_Task statement_
Starting at the line with "The picture is" and stopping at the line with "ax = fig.add_axes([0.0766, 0.1856, 0.899, 0.7547])", repeat each line exactly. Include both and omit the rest.

(Saved entries)

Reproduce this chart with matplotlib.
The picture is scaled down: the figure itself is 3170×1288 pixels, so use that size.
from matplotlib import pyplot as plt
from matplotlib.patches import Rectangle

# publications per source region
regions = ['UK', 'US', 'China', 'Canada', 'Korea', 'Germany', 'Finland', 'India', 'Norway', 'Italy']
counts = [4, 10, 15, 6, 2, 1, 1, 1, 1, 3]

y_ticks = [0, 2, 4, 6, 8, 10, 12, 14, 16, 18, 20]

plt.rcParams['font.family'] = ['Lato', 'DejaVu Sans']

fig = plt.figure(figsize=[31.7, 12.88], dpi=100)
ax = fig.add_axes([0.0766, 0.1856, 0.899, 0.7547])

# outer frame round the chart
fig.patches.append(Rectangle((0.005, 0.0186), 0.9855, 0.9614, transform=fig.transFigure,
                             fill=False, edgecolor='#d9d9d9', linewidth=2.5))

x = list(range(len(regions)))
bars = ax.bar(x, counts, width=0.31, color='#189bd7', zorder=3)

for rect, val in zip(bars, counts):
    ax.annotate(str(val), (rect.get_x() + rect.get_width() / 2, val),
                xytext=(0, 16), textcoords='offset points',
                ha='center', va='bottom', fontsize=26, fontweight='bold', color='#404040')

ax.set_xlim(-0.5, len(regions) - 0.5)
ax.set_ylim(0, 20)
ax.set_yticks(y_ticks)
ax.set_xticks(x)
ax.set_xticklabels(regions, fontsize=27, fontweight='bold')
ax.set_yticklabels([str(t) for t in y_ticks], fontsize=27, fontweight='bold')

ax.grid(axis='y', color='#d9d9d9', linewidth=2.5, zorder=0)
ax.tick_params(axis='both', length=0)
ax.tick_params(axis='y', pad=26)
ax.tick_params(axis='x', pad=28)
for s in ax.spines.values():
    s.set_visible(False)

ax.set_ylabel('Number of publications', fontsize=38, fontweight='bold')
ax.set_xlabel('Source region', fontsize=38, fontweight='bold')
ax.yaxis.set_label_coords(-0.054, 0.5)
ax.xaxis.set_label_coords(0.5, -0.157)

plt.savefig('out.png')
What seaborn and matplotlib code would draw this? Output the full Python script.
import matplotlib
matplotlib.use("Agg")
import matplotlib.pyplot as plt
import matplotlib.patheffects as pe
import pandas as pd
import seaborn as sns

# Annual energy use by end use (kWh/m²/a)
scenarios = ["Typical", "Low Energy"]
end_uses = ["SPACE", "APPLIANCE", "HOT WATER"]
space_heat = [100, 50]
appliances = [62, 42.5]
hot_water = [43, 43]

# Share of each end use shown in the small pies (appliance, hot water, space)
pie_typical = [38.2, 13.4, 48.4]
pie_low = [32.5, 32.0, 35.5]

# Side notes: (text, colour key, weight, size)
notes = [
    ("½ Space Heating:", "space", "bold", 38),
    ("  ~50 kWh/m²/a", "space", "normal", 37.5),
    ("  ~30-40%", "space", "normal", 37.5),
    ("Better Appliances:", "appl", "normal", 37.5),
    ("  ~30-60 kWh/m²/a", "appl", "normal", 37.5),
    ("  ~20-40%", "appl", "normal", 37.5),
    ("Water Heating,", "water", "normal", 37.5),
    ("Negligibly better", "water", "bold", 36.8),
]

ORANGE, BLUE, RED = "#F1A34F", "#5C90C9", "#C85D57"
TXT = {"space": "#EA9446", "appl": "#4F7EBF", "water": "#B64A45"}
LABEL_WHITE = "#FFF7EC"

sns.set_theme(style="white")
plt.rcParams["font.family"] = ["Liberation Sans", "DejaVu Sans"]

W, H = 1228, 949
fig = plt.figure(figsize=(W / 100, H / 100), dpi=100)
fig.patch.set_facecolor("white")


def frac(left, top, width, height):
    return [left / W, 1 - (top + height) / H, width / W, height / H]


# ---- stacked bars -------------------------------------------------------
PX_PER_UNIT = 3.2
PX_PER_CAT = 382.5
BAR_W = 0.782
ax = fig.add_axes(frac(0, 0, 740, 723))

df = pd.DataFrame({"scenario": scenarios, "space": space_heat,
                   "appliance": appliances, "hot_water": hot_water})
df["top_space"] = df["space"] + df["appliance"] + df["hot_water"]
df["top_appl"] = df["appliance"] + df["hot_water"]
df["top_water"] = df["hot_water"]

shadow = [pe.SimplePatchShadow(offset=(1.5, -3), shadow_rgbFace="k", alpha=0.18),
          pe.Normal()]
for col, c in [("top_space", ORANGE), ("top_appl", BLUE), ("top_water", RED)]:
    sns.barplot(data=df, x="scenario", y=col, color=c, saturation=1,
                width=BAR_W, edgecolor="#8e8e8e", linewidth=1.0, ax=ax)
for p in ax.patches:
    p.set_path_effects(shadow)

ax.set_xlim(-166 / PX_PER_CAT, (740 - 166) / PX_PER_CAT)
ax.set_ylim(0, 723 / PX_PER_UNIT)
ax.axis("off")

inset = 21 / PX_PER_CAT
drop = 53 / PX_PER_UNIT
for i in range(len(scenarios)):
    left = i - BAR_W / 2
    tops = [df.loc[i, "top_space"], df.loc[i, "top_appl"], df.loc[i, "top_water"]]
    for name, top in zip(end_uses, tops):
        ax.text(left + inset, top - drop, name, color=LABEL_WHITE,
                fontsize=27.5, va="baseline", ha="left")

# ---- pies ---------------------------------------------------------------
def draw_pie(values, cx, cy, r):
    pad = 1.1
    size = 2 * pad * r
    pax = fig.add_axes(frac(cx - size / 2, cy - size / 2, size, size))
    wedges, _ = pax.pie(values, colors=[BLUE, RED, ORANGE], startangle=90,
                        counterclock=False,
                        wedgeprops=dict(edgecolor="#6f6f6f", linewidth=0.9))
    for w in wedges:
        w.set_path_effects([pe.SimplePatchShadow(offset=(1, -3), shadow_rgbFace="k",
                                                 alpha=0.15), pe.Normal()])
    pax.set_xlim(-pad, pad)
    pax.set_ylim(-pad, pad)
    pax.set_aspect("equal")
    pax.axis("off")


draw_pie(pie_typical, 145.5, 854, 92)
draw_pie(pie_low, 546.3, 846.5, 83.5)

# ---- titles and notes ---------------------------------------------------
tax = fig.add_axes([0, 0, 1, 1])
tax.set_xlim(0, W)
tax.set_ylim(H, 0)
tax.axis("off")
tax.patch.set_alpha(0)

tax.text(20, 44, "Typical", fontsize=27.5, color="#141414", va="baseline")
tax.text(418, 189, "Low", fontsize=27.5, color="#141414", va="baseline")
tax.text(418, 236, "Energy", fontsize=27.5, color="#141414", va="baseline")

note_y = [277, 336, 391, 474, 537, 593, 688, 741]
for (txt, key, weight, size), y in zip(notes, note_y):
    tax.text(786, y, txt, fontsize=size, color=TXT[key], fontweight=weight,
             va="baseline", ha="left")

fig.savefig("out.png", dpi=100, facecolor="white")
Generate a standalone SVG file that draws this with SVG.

_Task result_
The picture is scaled down: the figure itself is 3170×1288 pixels, so use that size.
from matplotlib import pyplot as plt
from matplotlib.patches import Rectangle

# publications per source region
regions = ['UK', 'US', 'China', 'Canada', 'Korea', 'Germany', 'Finland', 'India', 'Norway', 'Italy']
counts = [4, 10, 15, 6, 2, 1, 1, 1, 1, 3]

y_ticks = [0, 2, 4, 6, 8, 10, 12, 14, 16, 18, 20]

plt.rcParams['font.family'] = ['Lato', 'DejaVu Sans']

fig = plt.figure(figsize=[31.7, 12.88], dpi=100)
ax = fig.add_axes([0.0766, 0.1856, 0.899, 0.7547])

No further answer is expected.